_Your instructions_
Transcribe the whole listing without a single picture.

_Given data_
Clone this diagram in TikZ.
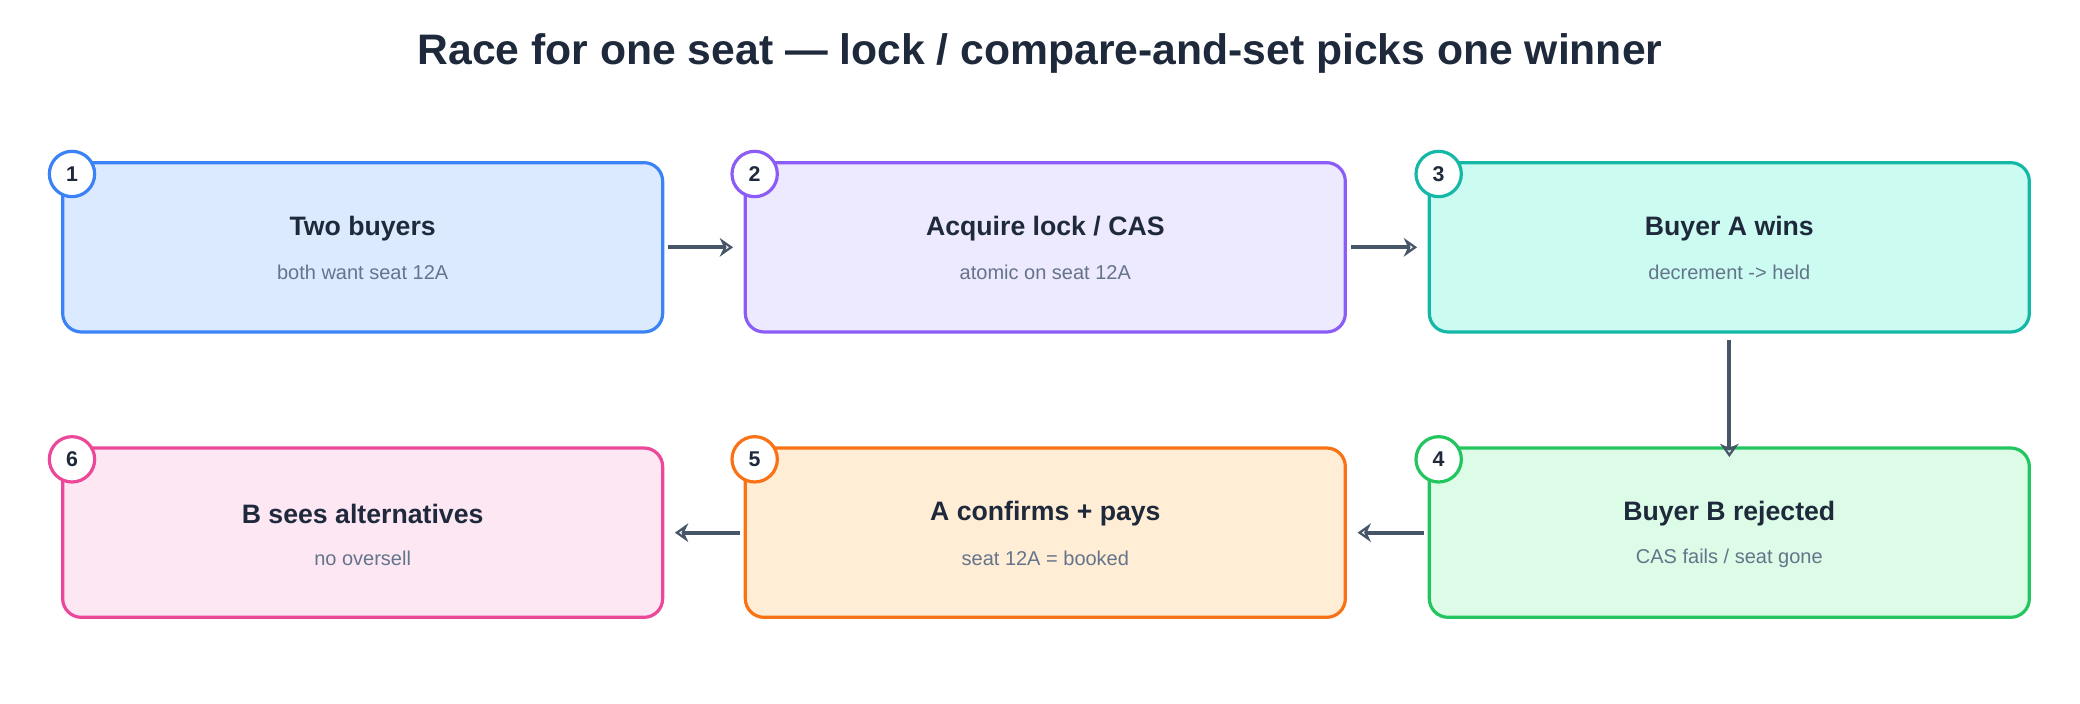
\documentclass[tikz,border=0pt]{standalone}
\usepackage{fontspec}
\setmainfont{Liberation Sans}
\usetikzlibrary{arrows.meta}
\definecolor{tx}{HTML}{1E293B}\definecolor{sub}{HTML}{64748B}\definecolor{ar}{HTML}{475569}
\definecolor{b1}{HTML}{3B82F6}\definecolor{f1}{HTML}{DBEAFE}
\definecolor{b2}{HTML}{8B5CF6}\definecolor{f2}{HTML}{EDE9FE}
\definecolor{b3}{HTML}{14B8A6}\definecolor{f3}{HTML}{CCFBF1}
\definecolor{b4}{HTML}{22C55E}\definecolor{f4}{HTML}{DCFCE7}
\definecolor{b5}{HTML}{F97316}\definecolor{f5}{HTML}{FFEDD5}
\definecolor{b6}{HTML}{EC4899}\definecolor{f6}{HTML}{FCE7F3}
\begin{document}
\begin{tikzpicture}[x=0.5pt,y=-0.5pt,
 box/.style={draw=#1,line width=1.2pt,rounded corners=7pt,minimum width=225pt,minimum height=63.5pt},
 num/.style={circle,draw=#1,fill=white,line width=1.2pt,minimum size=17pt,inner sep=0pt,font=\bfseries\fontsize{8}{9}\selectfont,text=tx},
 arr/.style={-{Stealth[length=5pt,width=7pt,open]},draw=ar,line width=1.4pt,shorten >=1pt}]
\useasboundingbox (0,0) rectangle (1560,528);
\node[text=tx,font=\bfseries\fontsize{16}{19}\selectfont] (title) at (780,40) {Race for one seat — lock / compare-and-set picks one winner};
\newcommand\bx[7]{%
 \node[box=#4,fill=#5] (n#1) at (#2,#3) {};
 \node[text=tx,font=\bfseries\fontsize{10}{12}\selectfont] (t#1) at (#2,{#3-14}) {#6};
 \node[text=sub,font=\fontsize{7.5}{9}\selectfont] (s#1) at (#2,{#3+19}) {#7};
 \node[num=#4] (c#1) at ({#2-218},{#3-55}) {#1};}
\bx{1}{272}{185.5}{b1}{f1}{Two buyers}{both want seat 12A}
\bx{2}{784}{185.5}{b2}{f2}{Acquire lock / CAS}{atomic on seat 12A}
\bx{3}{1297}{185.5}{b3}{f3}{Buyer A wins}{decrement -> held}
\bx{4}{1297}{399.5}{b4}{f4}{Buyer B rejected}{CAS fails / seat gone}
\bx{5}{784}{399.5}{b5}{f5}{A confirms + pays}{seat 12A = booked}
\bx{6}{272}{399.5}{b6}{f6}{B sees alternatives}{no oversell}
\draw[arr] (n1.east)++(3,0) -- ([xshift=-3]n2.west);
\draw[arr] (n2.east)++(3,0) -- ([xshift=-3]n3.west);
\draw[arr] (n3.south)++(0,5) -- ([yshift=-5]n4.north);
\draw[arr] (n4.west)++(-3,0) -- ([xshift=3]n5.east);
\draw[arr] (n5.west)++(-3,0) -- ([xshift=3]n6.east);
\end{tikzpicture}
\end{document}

_Answer for the task_
Clone this diagram in TikZ.
\documentclass[tikz,border=0pt]{standalone}
\usepackage{fontspec}
\setmainfont{Liberation Sans}
\usetikzlibrary{arrows.meta}
\definecolor{tx}{HTML}{1E293B}\definecolor{sub}{HTML}{64748B}\definecolor{ar}{HTML}{475569}
\definecolor{b1}{HTML}{3B82F6}\definecolor{f1}{HTML}{DBEAFE}
\definecolor{b2}{HTML}{8B5CF6}\definecolor{f2}{HTML}{EDE9FE}
\definecolor{b3}{HTML}{14B8A6}\definecolor{f3}{HTML}{CCFBF1}
\definecolor{b4}{HTML}{22C55E}\definecolor{f4}{HTML}{DCFCE7}
\definecolor{b5}{HTML}{F97316}\definecolor{f5}{HTML}{FFEDD5}
\definecolor{b6}{HTML}{EC4899}\definecolor{f6}{HTML}{FCE7F3}
\begin{document}
\begin{tikzpicture}[x=0.5pt,y=-0.5pt,
 box/.style={draw=#1,line width=1.2pt,rounded corners=7pt,minimum width=225pt,minimum height=63.5pt},
 num/.style={circle,draw=#1,fill=white,line width=1.2pt,minimum size=17pt,inner sep=0pt,font=\bfseries\fontsize{8}{9}\selectfont,text=tx},
 arr/.style={-{Stealth[length=5pt,width=7pt,open]},draw=ar,line width=1.4pt,shorten >=1pt}]
\useasboundingbox (0,0) rectangle (1560,528);
\node[text=tx,font=\bfseries\fontsize{16}{19}\selectfont] (title) at (780,40) {Race for one seat — lock / compare-and-set picks one winner};
\newcommand\bx[7]{%
 \node[box=#4,fill=#5] (n#1) at (#2,#3) {};
 \node[text=tx,font=\bfseries\fontsize{10}{12}\selectfont] (t#1) at (#2,{#3-14}) {#6};
 \node[text=sub,font=\fontsize{7.5}{9}\selectfont] (s#1) at (#2,{#3+19}) {#7};
 \node[num=#4] (c#1) at ({#2-218},{#3-55}) {#1};}
\bx{1}{272}{185.5}{b1}{f1}{Two buyers}{both want seat 12A}
\bx{2}{784}{185.5}{b2}{f2}{Acquire lock / CAS}{atomic on seat 12A}
\bx{3}{1297}{185.5}{b3}{f3}{Buyer A wins}{decrement -> held}
\bx{4}{1297}{399.5}{b4}{f4}{Buyer B rejected}{CAS fails / seat gone}
\bx{5}{784}{399.5}{b5}{f5}{A confirms + pays}{seat 12A = booked}
\bx{6}{272}{399.5}{b6}{f6}{B sees alternatives}{no oversell}
\draw[arr] (n1.east)++(3,0) -- ([xshift=-3]n2.west);
\draw[arr] (n2.east)++(3,0) -- ([xshift=-3]n3.west);
\draw[arr] (n3.south)++(0,5) -- ([yshift=-5]n4.north);
\draw[arr] (n4.west)++(-3,0) -- ([xshift=3]n5.east);
\draw[arr] (n5.west)++(-3,0) -- ([xshift=3]n6.east);
\end{tikzpicture}
\end{document}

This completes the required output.